Lifeblood wants more action to cut the 25,000 deaths related to blood clots each year in English hospitals.
It wants all hospitals to improve their risk assessments for blood clots in patients when they are first admitted.
Many patients are at risk from venous thromboembolism, where blood clots form at the site of the surgery and then cause problems when they break up, moving to block blood vessels elsewhere in the body.
Patients known to be at risk will often be given drugs to thin the blood, making clots less likely.
The prevention of blood clots with blood thinners after surgery is not done well in the UK
Dr Beverley Hunt Lifeblood
However, the number of deaths linked to blood clots still accounts for one in 10 of all those in hospitals in the UK.
Some experts believe that only 40% of patients at risk are getting preventative treatment, and only a third of newly admitted patients are assessed for their risk of clots.
England's chief medical officer said in 2007 there was "significant room for improvement" in preventing blood clots.
A report by Sir Liam Donaldson said there was no "systematic" approach to identifying and treating them.
Lifeblood's medical director, Dr Beverley Hunt, said: "The prevention of blood clots with blood thinners after surgery is not done well in the UK.
"The need for and potential impact of a generally well-tolerated oral anticoagulant that does not require monitoring is profound."
The advantage of Pradaxa is that it is available as a daily tablet and does not require the same level of monitoring as drugs such as Warfarin.
A woman with a blood clot explains her story
This means that patients can take it after being discharged from hospital - a time when they are often still at high risk from clots.
At £4.20 a day, the drug costs roughly the same as existing treatments - Warfarin is cheap but has to be taken for a month and heparin injections are a similar price.
Initially, Pradaxa has been licensed only for NHS use in hip and knee surgery patients.

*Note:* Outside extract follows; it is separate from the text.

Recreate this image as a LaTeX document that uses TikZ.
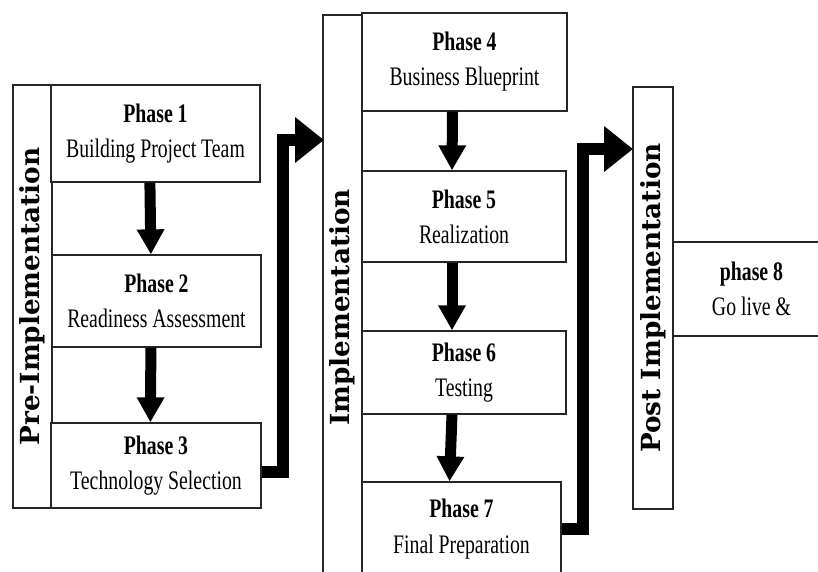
\documentclass[tikz,border=0pt]{standalone}
\usepackage{fontspec}
\setmainfont{Liberation Serif}[FakeStretch=0.74]
\newfontfamily\sidefont{DejaVu Serif}
\usepackage{tikz}
\usetikzlibrary{arrows.meta,positioning,calc}

\tikzset{
  phasebox/.style={draw=black!85,line width=0.9pt,fill=white,align=center,inner sep=0pt,font=\fontsize{19}{25}\selectfont},
  sidebox/.style={draw=black!85,line width=0.9pt,fill=white,inner sep=0pt,rotate=90,font=\sidefont\bfseries\fontsize{18.7}{22}\selectfont},
  downarrow/.style={line width=0.275cm,-{Triangle[width=0.65cm,length=0.625cm]}},
  stagearrow/.style={line width=0.3cm,-{Triangle[width=1.1cm,length=0.725cm]}}
}

\begin{document}
\begin{tikzpicture}[x=1cm,y=1cm,>=Latex]
  \clip (0,0) rectangle (20.45,14.275);
  % pre-implementation column
  \node[sidebox,minimum width=10.575cm,minimum height=0.975cm] (pre) at (0.8125,6.8625) {Pre-Implementation};
  \node[phasebox,minimum width=5.225cm,minimum height=2.425cm] (p1) at (3.8875,10.9375) {\textbf{Phase 1}\\Building Project Team};
  \node[phasebox,minimum width=5.225cm,minimum height=2.3cm] (p2) at (3.9125,6.75) {\textbf{Phase 2}\\Readiness Assessment};
  \node[phasebox,minimum width=5.25cm,minimum height=2.125cm] (p3) at (3.9,2.6375) {\textbf{Phase 3}\\Technology Selection};
  % implementation column
  \node[sidebox,minimum width=14.625cm,minimum height=0.975cm] (impl) at (8.5625,6.5875) {Implementation};
  \node[phasebox,minimum width=5.125cm,minimum height=2.45cm] (p4) at (11.6125,12.725) {\textbf{Phase 4}\\Business Blueprint};
  \node[phasebox,minimum width=5.1cm,minimum height=2.275cm] (p5) at (11.6,8.8625) {\textbf{Phase 5}\\Realization};
  \node[phasebox,minimum width=5.1cm,minimum height=2.075cm] (p6) at (11.6,4.9625) {\textbf{Phase 6}\\Testing};
  \node[phasebox,minimum width=4.975cm,minimum height=2.35cm] (p7) at (11.5375,1.05) {\textbf{Phase 7}\\Final Preparation};
  % post-implementation column
  \node[sidebox,minimum width=10.55cm,minimum height=1.0cm] (post) at (16.325,6.825) {Post Implementation};
  \node[phasebox,minimum width=3.925cm,minimum height=2.35cm] (p8) at (18.7875,7.05) {\textbf{phase 8}\\Go live \&};

  % arrows inside the columns
  \draw[downarrow] ([xshift=-0.14cm]p1.south) -- ([xshift=-0.14cm]p2.north);
  \draw[downarrow] ([xshift=-0.14cm]p2.south) -- ([xshift=-0.14cm]p3.north);
  \draw[downarrow] ([xshift=-0.3cm]p4.south) -- ([xshift=-0.3cm]p5.north);
  \draw[downarrow] ([xshift=-0.3cm]p5.south) -- ([xshift=-0.3cm]p6.north);
  \draw[downarrow] ([xshift=-0.3cm]p6.south) -- ([xshift=-0.3cm]p7.north);

  % arrows between the stages
  \coordinate (in1) at (8.1,10.775);
  \coordinate (in2) at (15.825,10.55);
  \draw[stagearrow] ([yshift=-0.16cm]p3.east) -- ++(0.525,0) |- (in1);
  \draw[stagearrow] (p7.east) -- ++(0.525,0) |- (in2);
\end{tikzpicture}
\end{document}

Professor Simon Frostick, from the University of Liverpool, said that the earlier discharge of many patients following operations meant it was vital to have a way to reduce clot risk at home.
"Pradaxa will be an attractive alternative to other regimens currently used to prevent venous thromboembolism in patients undergoing hip and knee replacement surgery."
A spokesman for the British Heart Foundation welcomed the arrival of the new drug.
"A safe and effective anti-clotting medicine which does not require regular monitoring will provide a significant step forward in improving care for patients at high risk of developing a blood clot.
"We look forward to seeing how Pradaxa may benefit patients who have had orthopaedic surgery, and hope that it will prove to be useful for a wider group of patients."